The fees, which pertain to specific services the utility provides, are not intended for a profit, according to Gainesville Public Utilities Director Kelly Randall.
Instead, the fees are set to recuperate the department’s costs of providing services, such as turning on and off water service and connecting customers to the sewer system. The city last changed the fees in 2002, and a recent "cost of service" analysis indicated that some fees needed to be raised.
The fees required two council votes before adoption. Before the council took the issue to final vote Tuesday, state Rep. James Mills addressed the council, imploring them to "give it every consideration."
"I know I’m in the same situation you’re at trying to find money to operate government and at the same time trying to not put a burden on our citizens ..." Mills said. "... Something that may seem a small increase to justify what we think might be a cost-basis might be something that puts a business under right now, during these times."
Mills said he did not want to see fees increased and asked why some fees were higher for county residents than they were for city residents.
One monthly fee the utility department proposed, and the council adopted, included a monthly fee for businesses with fire sprinkler systems — a fee county businesses are required to pay but city residents are not.
"I would ask you to do the people outside the city limits the same that we’re going to do inside the city limits," Mills said.
"I feel like, you know, you’ve got to pay to pipe lines out to county residents.

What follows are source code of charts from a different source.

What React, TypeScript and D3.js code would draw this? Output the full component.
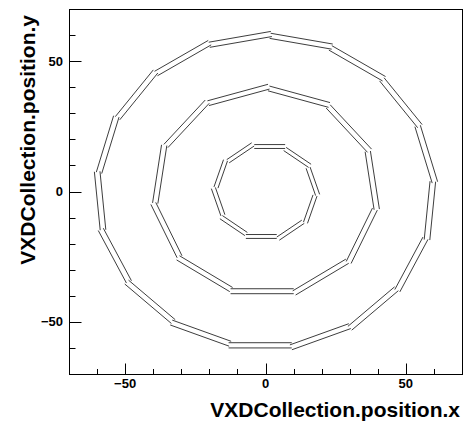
import React from "react";
import * as d3 from "d3";

// Ladder normal angles (degrees) for each VXD double layer
const innerLadderPhi = [270, 306, 342, 18, 54, 90, 126, 162, 198, 234];
const middleLadderPhi = [270, 302.73, 335.45, 8.18, 40.91, 73.64, 106.36, 139.09, 171.82, 204.55, 237.27];
const outerLadderPhi = [
  270, 291.18, 312.35, 333.53, 354.71, 15.88, 37.06, 58.24, 79.41,
  100.59, 121.76, 142.94, 164.12, 185.29, 206.47, 227.65, 248.82,
];

// Sensor radii (mm) of the two sensor planes in each double layer
const innerRadii = [16.5, 18.0];
const middleRadii = [37.3, 39.2];
const outerRadii = [58.0, 60.0];

// Ladder width and sideways shift along the ladder plane (mm)
const ladderWidths = [11, 22.5, 22.5];
const ladderShifts = [-1.5, -1.2, -1.9];

// Axis ticks
const majorTicks = [-50, 0, 50];
const minorTicks = [-60, -40, -30, -20, -10, 10, 20, 30, 40, 60];

const W = 465;
const H = 421;
const frame = { left: 69, right: 462, top: 9, bottom: 374 };

type Seg = [number, number][];

function ladderSegments(phis: number[], radii: number[], width: number, shift: number): Seg[] {
  const segs: Seg[] = [];
  for (const r of radii) {
    for (const deg of phis) {
      const a = (deg * Math.PI) / 180;
      const nx = Math.cos(a), ny = Math.sin(a);
      const tx = -Math.sin(a), ty = Math.cos(a);
      const cx = r * nx + shift * tx;
      const cy = r * ny + shift * ty;
      const h = width / 2;
      segs.push([
        [cx - h * tx, cy - h * ty],
        [cx + h * tx, cy + h * ty],
      ]);
    }
  }
  return segs;
}

export default function App() {
  const x = d3.scaleLinear().domain([-70, 70]).range([frame.left, frame.right]);
  const y = d3.scaleLinear().domain([-70, 70]).range([frame.bottom, frame.top]);
  const line = d3
    .line<[number, number]>()
    .x((d) => x(d[0]))
    .y((d) => y(d[1]));

  const segs = [
    ...ladderSegments(innerLadderPhi, innerRadii, ladderWidths[0], ladderShifts[0]),
    ...ladderSegments(middleLadderPhi, middleRadii, ladderWidths[1], ladderShifts[1]),
    ...ladderSegments(outerLadderPhi, outerRadii, ladderWidths[2], ladderShifts[2]),
  ];

  const px = (v: number) => Math.round(x(v)) + 0.5;
  const py = (v: number) => Math.round(y(v)) + 0.5;
  const fb = frame.bottom + 0.5;
  const fl = frame.left + 0.5;
  const font = "'Liberation Sans', Arial, Helvetica, sans-serif";

  return (
    <svg
      width={W}
      height={H}
      style={{ position: "absolute", left: 0, top: 0, background: "#fff" }}
      fontFamily={font}
    >
      <rect x={0} y={0} width={W} height={H} fill="#fff" />
      <g fill="none" stroke="#333" strokeWidth={0.95}>
        {segs.map((s, i) => (
          <path key={i} d={line(s) ?? ""} />
        ))}
      </g>
      <rect
        x={fl}
        y={frame.top + 0.5}
        width={frame.right - frame.left}
        height={frame.bottom - frame.top}
        fill="none"
        stroke="#000"
        strokeWidth={1}
      />
      <g stroke="#000" strokeWidth={1}>
        {majorTicks.map((v) => (
          <line key={"xM" + v} x1={px(v)} x2={px(v)} y1={fb} y2={fb - 11} />
        ))}
        {minorTicks.map((v) => (
          <line key={"xm" + v} x1={px(v)} x2={px(v)} y1={fb} y2={fb - 5.5} />
        ))}
        {majorTicks.map((v) => (
          <line key={"yM" + v} y1={py(v)} y2={py(v)} x1={fl} x2={fl + 12} />
        ))}
        {minorTicks.map((v) => (
          <line key={"ym" + v} y1={py(v)} y2={py(v)} x1={fl} x2={fl + 6} />
        ))}
      </g>
      <g fontSize={13} fontWeight="bold" fill="#000">
        {majorTicks.map((v) => (
          <text key={"xl" + v} x={x(v)} y={388} textAnchor="middle">
            {v < 0 ? "\u2212" + Math.abs(v) : String(v)}
          </text>
        ))}
        {majorTicks.map((v) => (
          <text key={"yl" + v} x={63} y={y(v) + 4.5} textAnchor="end">
            {v < 0 ? "\u2212" + Math.abs(v) : String(v)}
          </text>
        ))}
      </g>
      <text x={460} y={416.5} textAnchor="end" fontSize={21} fontWeight="bold" fill="#000">
        VXDCollection.position.x
      </text>
      <text
        transform="translate(35,15) rotate(-90)"
        textAnchor="end"
        fontSize={21}
        fontWeight="bold"
        fill="#000"
      >
        VXDCollection.position.y
      </text>
    </svg>
  );
}
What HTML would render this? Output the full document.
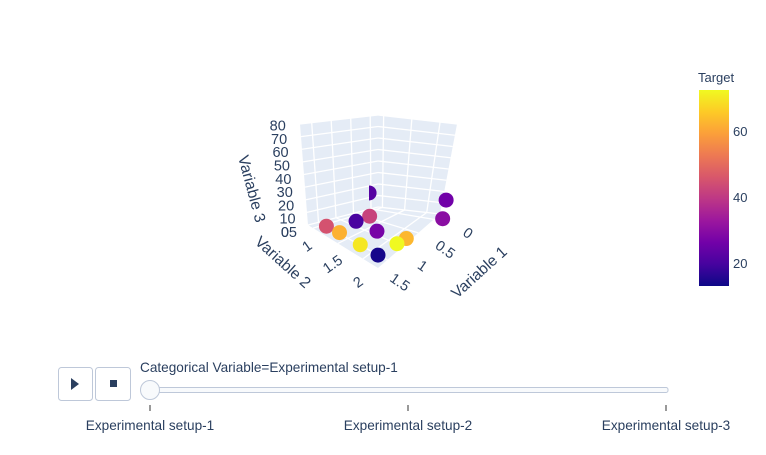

The city had the foresight to get in the water business years ago when the county didn’t, and you know you deserve a certain benefit for that, but not an over-the-top benefit."
Mayor Myrtle Figueras responded that the lower fees for city residents and businesses were part of "the beauty of being in the city."
At the request of the council, Randall addressed Mills’ comments.
"We want a user fee system so that we don’t have to have all of our typical customers subsidizing specific uses," Randall said.
"... If somebody comes in and actually uses a service, which y’all have asked us, is recover that cost from that particular individual. Don’t have everybody else subsidize that particular issue. That’s what we’ve done here."
The council voted 4-0 to approve the fees. Councilman George Wangemann was not present at the meeting.